A healthy economy can always use more labor supply to increase the speed of production (as well as consumption), but no matter how hard we try, we cannot indefinitely increase our speed of learning a new skill, just as we cannot indefinitely increase our speed of running. In both learning and running, I think we have pretty much reached the limit of how fast we can go as a human being. In contrast, the speed of technological innovation can indefinitely increase because we can divide and conquer it. (Since each of us does not need to innovate to use it.)

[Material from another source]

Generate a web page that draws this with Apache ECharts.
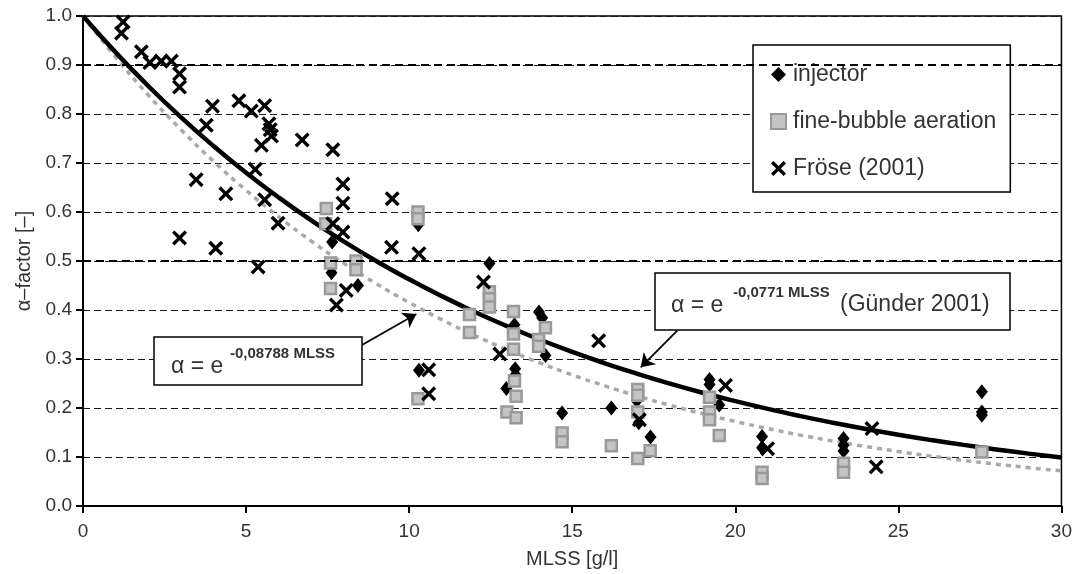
<!DOCTYPE html>
<html>
<head>
<meta charset="utf-8">
<script src="https://cdn.jsdelivr.net/npm/echarts@6/dist/echarts.min.js"></script>
<style>
  html, body { margin: 0; padding: 0; background: #fff; }
  #chart { width: 1075px; height: 574px; }
</style>
</head>
<body>
<div id="chart"></div>
<script>
// Measured alpha-factors against MLSS concentration [g/l]
const injector = [
  [7.64, 0.539], [7.62, 0.476], [8.43, 0.450], [10.28, 0.574], [10.30, 0.277],
  [12.46, 0.495], [13.23, 0.370], [13.25, 0.280], [13.26, 0.268], [12.98, 0.240],
  [13.98, 0.396], [14.08, 0.384], [14.18, 0.307], [14.69, 0.190], [16.20, 0.200],
  [16.98, 0.215], [17.04, 0.170], [17.40, 0.141], [19.21, 0.258], [19.21, 0.248],
  [19.51, 0.206], [20.82, 0.142], [20.82, 0.119], [23.32, 0.138], [23.32, 0.124],
  [23.32, 0.112], [27.56, 0.233], [27.56, 0.192], [27.56, 0.185]
];
const fineBubble = [
  [7.46, 0.607], [7.44, 0.576], [7.59, 0.496], [7.59, 0.444], [8.37, 0.500],
  [8.37, 0.482], [10.27, 0.600], [10.27, 0.586], [10.27, 0.219], [11.85, 0.391],
  [11.85, 0.354], [12.46, 0.437], [12.46, 0.423], [12.46, 0.406], [13.20, 0.397],
  [13.20, 0.351], [13.20, 0.320], [13.23, 0.255], [13.28, 0.224], [13.00, 0.192],
  [13.28, 0.180], [14.18, 0.364], [13.97, 0.340], [13.97, 0.326], [14.69, 0.149],
  [14.69, 0.131], [16.20, 0.123], [17.01, 0.238], [17.01, 0.226], [17.01, 0.192],
  [17.01, 0.097], [17.39, 0.113], [19.21, 0.222], [19.21, 0.192], [19.21, 0.176],
  [19.51, 0.144], [20.82, 0.069], [20.82, 0.056], [23.32, 0.087], [23.32, 0.069],
  [27.56, 0.110]
];
const froese = [
  [1.23, 0.988], [1.18, 0.965], [1.79, 0.927], [2.05, 0.905], [2.40, 0.908],
  [2.71, 0.908], [2.96, 0.882], [2.96, 0.855], [3.97, 0.816], [3.78, 0.777],
  [4.78, 0.827], [5.16, 0.806], [5.57, 0.817], [5.70, 0.780], [5.74, 0.768],
  [5.78, 0.755], [5.47, 0.736], [6.72, 0.747], [7.66, 0.727], [5.28, 0.687],
  [3.47, 0.666], [4.38, 0.637], [5.57, 0.625], [7.97, 0.657], [7.97, 0.618],
  [5.98, 0.577], [2.96, 0.547], [4.07, 0.526], [5.37, 0.488], [7.66, 0.576],
  [7.97, 0.559], [8.07, 0.440], [7.77, 0.410], [9.48, 0.627], [9.46, 0.528],
  [10.30, 0.515], [10.60, 0.278], [10.60, 0.229], [12.28, 0.457], [12.78, 0.310],
  [15.81, 0.337], [17.06, 0.176], [19.70, 0.246], [20.99, 0.117], [24.19, 0.158],
  [24.32, 0.080]
];

// Fitted curves sampled at whole MLSS values 0..30
const curveMlss = [0,1,2,3,4,5,6,7,8,9,10,11,12,13,14,15,16,17,18,19,20,21,22,23,24,25,26,27,28,29,30];
const gunderFit = [1.0000,0.9258,0.8571,0.7935,0.7346,0.6801,0.6297,0.5829,0.5397,0.4996,0.4626,
  0.4283,0.3965,0.3671,0.3398,0.3146,0.2913,0.2697,0.2497,0.2311,0.2140,0.1981,0.1834,0.1698,
  0.1572,0.1455,0.1347,0.1247,0.1155,0.1069,0.0990];
const ownFit = [1.0000,0.9159,0.8388,0.7683,0.7036,0.6444,0.5902,0.5406,0.4951,0.4534,0.4153,
  0.3803,0.3483,0.3190,0.2922,0.2676,0.2451,0.2245,0.2056,0.1883,0.1725,0.1580,0.1447,0.1325,
  0.1214,0.1111,0.1018,0.0932,0.0854,0.0782,0.0716];

const FONT = "'Liberation Sans', Arial, sans-serif";
const TXT = '#333';
const crossPath = 'path://M0,1.6 L1.6,0 L5,3.4 L8.4,0 L10,1.6 L6.6,5 L10,8.4 L8.4,10 L5,6.6 L1.6,10 L0,8.4 L3.4,5 Z';

const chart = echarts.init(document.getElementById('chart'), null, { renderer: 'canvas' });

const option = {
  backgroundColor: '#fff',
  animation: false,
  grid: {
    left: 83, top: 16, right: 13, bottom: 68,
    show: true, borderColor: '#000', borderWidth: 1.5, backgroundColor: 'transparent'
  },
  xAxis: {
    type: 'value', min: 0, max: 30, interval: 5,
    name: 'MLSS [g/l]', nameLocation: 'middle', nameGap: 43,
    nameTextStyle: { fontFamily: FONT, fontSize: 20, color: TXT },
    axisLine: { lineStyle: { color: '#000', width: 2 } },
    axisTick: { show: true, length: 7, lineStyle: { color: '#000', width: 2 } },
    axisLabel: { fontFamily: FONT, fontSize: 19, color: TXT, margin: 16 },
    splitLine: { show: false }
  },
  yAxis: {
    type: 'value', min: 0, max: 1, interval: 0.1,
    name: 'α–factor [–]', nameLocation: 'middle', nameGap: 44, nameRotate: 90,
    nameTextStyle: { fontFamily: FONT, fontSize: 20, color: TXT },
    axisLine: { show: true, lineStyle: { color: '#000', width: 2 } },
    axisTick: { show: true, length: 7, lineStyle: { color: '#000', width: 2 } },
    axisLabel: { fontFamily: FONT, fontSize: 19, color: TXT, margin: 11,
      formatter: v => v.toFixed(1) },
    splitLine: { show: true, lineStyle: { color: '#1a1a1a', width: 1, type: [7, 4] } }
  },
  legend: {
    orient: 'vertical', left: 753, top: 45,
    padding: [18, 14, 12, 17], itemGap: 24,
    itemWidth: 15, itemHeight: 15,
    backgroundColor: '#fff', borderColor: '#000', borderWidth: 1.5,
    textStyle: { fontFamily: FONT, fontSize: 23, color: TXT, padding: [0, 0, 0, 2] },
    data: ['injector', 'fine-bubble aeration', 'Fröse (2001)']
  },
  series: [
    {
      // heavier reference lines at 0.5 and 0.9
      name: 'refLines', type: 'line', data: [], z: 1, silent: true,
      markLine: {
        silent: true, symbol: ['none', 'none'], label: { show: false },
        lineStyle: { color: '#000', width: 2.2, type: [8, 5] },
        data: [{ yAxis: 0.5 }, { yAxis: 0.9 }]
      }
    },
    {
      name: 'fit 0.08788', type: 'line', z: 2, silent: true,
      data: curveMlss.map((x, i) => [x, ownFit[i]]),
      smooth: true, showSymbol: false,
      lineStyle: { color: '#a9a9a9', width: 3.5, type: [5, 5] }
    },
    {
      name: 'Günder', type: 'line', z: 2, silent: true,
      data: curveMlss.map((x, i) => [x, gunderFit[i]]),
      smooth: true, showSymbol: false,
      lineStyle: { color: '#000', width: 4.5 }
    },
    {
      name: 'injector', type: 'scatter', z: 3, data: injector,
      symbol: 'diamond', symbolSize: [12, 15],
      itemStyle: { color: '#000', opacity: 1 }
    },
    {
      name: 'fine-bubble aeration', type: 'scatter', z: 3, data: fineBubble,
      symbol: 'rect', symbolSize: 11,
      itemStyle: { color: '#c4c4c4', borderColor: '#999', borderWidth: 2.5, opacity: 1 }
    },
    {
      name: 'Fröse (2001)', type: 'scatter', z: 3, data: froese,
      symbol: crossPath, symbolSize: 15, symbolKeepAspect: true,
      itemStyle: { color: '#000', opacity: 1 }
    },
    {
      // pointers from the equation boxes to their curves
      name: 'pointers', type: 'line', data: [], z: 6, silent: true,
      markLine: {
        silent: true, label: { show: false }, symbolSize: 13,
        lineStyle: { color: '#000', width: 1.8, type: 'solid' },
        data: [
          [{ coord: [8.54, 0.328], symbol: 'none' }, { coord: [10.22, 0.392], symbol: 'arrow' }],
          [{ coord: [18.22, 0.358], symbol: 'none' }, { coord: [17.10, 0.283], symbol: 'arrow' }]
        ]
      }
    }
  ],
  graphic: [
    { type: 'rect', z: 100, shape: { x: 154, y: 337, width: 208, height: 48 },
      style: { fill: '#fff', stroke: '#000', lineWidth: 1.5 } },
    { type: 'text', z: 101, x: 171, y: 367,
      style: { text: 'α = e', fontFamily: FONT, fontSize: 23, fill: TXT, verticalAlign: 'middle' } },
    { type: 'text', z: 101, x: 230, y: 354,
      style: { text: '-0,08788 MLSS', fontFamily: FONT, fontSize: 15, fontWeight: 'bold', fill: TXT, verticalAlign: 'middle' } },

    { type: 'rect', z: 100, shape: { x: 655, y: 273, width: 355, height: 57 },
      style: { fill: '#fff', stroke: '#000', lineWidth: 1.5 } },
    { type: 'text', z: 101, x: 671, y: 306,
      style: { text: 'α = e', fontFamily: FONT, fontSize: 23, fill: TXT, verticalAlign: 'middle' } },
    { type: 'text', z: 101, x: 733, y: 293,
      style: { text: '-0,0771 MLSS', fontFamily: FONT, fontSize: 15, fontWeight: 'bold', fill: TXT, verticalAlign: 'middle' } },
    { type: 'text', z: 101, x: 840, y: 305,
      style: { text: '(Günder 2001)', fontFamily: FONT, fontSize: 23, fill: TXT, verticalAlign: 'middle' } }
  ]
};

chart.setOption(option);
</script>
</body>
</html>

And, the older we get, the slower we become at learning new skills. Because of this, I think our labor force is getting younger and younger. In the near future, we will reach a point where even young people wouldn’t be able to catch up with the speed of innovation. They would spend four years learning a skill, and it might be useful only for a few years after graduation, requiring them to go back to school and learn something entirely new because some technology would make their skill fundamentally irrelevant. At 25, they would feel old and obsolete.
This situation will eventually reach a point of absurdity where the colleges cannot teach their students fast enough, so by the time they graduate, what they learned would be obsolete. Now there is a trend to skip college and learn how to start a startup. I think it is motivated by this problem; the conventional colleges are too slow for the speed of innovation.
The current economy, even in the US, is very hungry for certain skills. The problem that many companies are facing is a short supply of new skills. If all of us can learn new skills in a month instead of four years, this innovation-hungry economy can easily employ us all. We need to think in terms of supply of skills, not labor. We have a short supply of relevant skills, and an oversupply of obsolete skills.